Reactive stripping in pilot scale monolith reactors—application to esterification

The principle and the feasibility of using monoliths for intensification in three-phase processes are demonstrated for reactive stripping application. The solid-acid BEA catalyzed esterification of hexanoic acid with 1-octanol is studied as model reaction. Water, besides the hexyl-octanoate one of the reaction products, strongly inhibits the activity of the catalyst and lowers the maximally obtainable conversion of this equilibrium-limited reaction. As a side reaction, di-octyl-ether is formed. In a monolithic reactor, the water formed by both reactions is stripped out of the liquid reactant stream by a co- or countercurrent nitrogen stream.

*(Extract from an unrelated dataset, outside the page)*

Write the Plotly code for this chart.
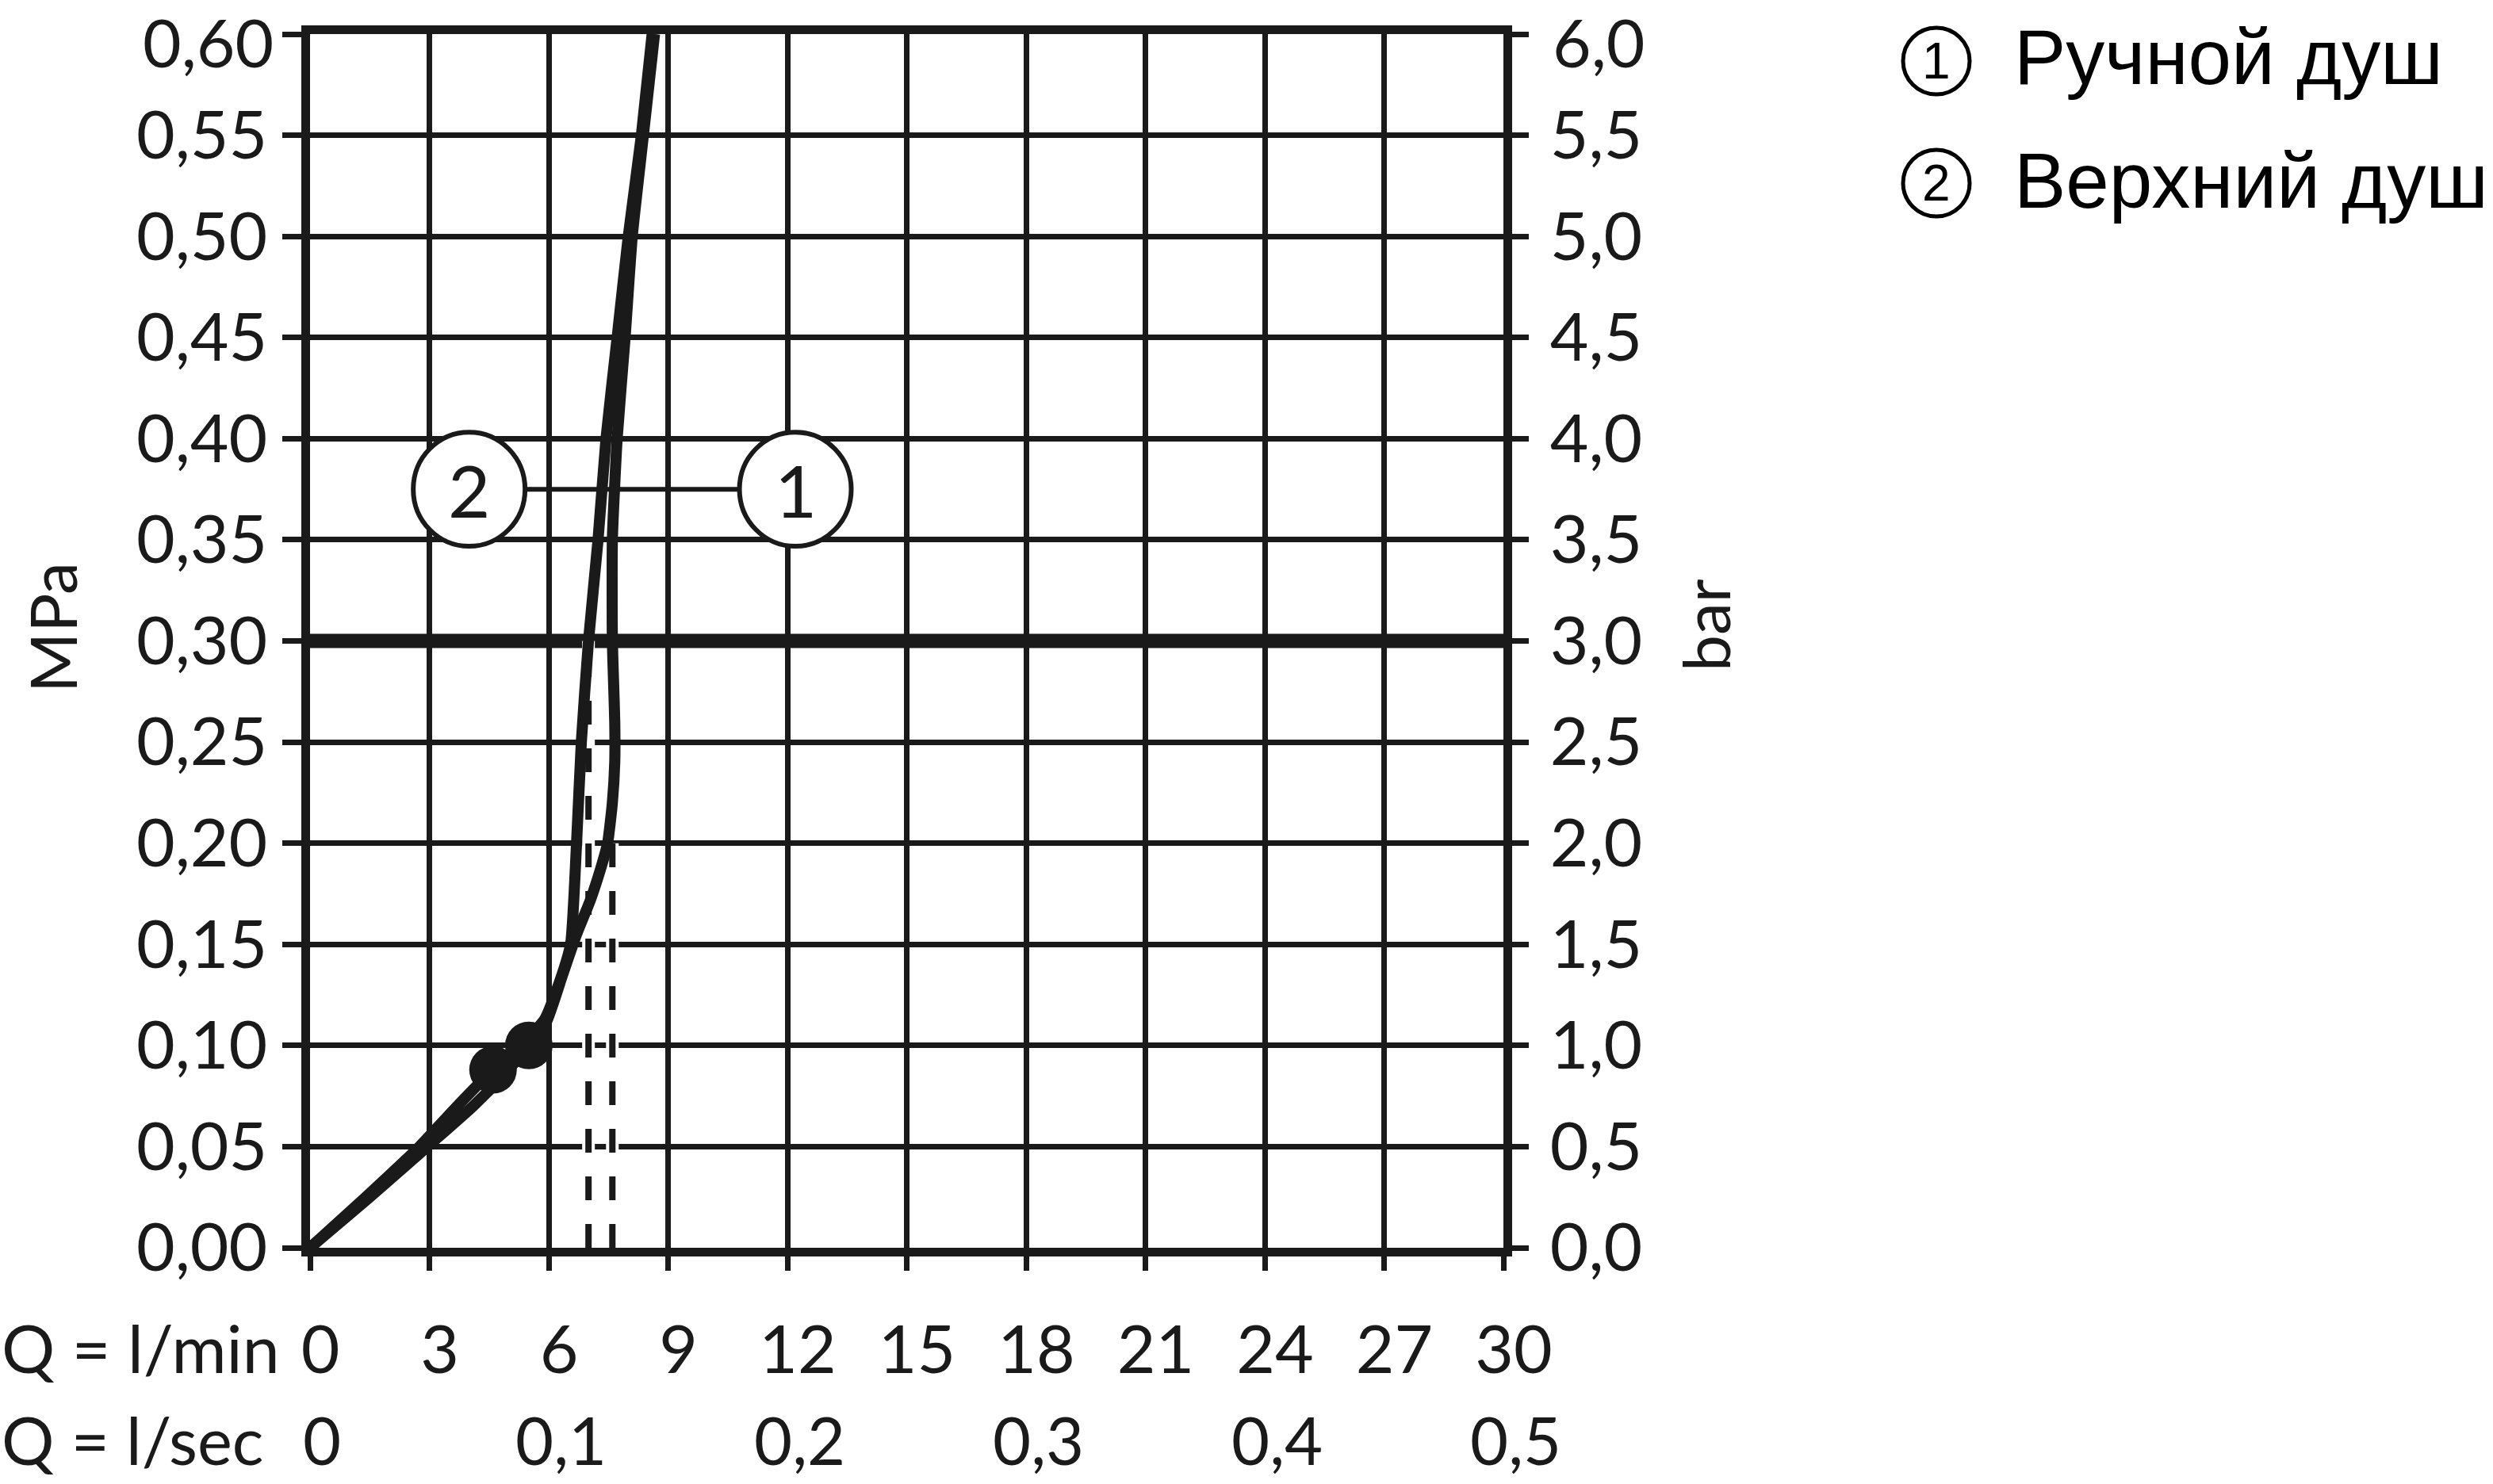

This results in an improved reactor performance. Reactive and non-reactive stripping experiments in a pilot scale reactor (2 m column length, 43 mm column diameter) showed that the stripping is improved by lower pressures, higher strip gas flows or higher temperature. For the liquid to gas phase mass transfer, no significant differences between different monolith types (internally finned, square, rounded) were observed. Low selectivities can be increased by elevated acid concentrations. As the reaction is in first order to the acid, additionally the reaction rate is increased. However, higher acid concentrations cause higher water contents due to a shift of the VLE, thus limiting the enhancement of the reaction rate.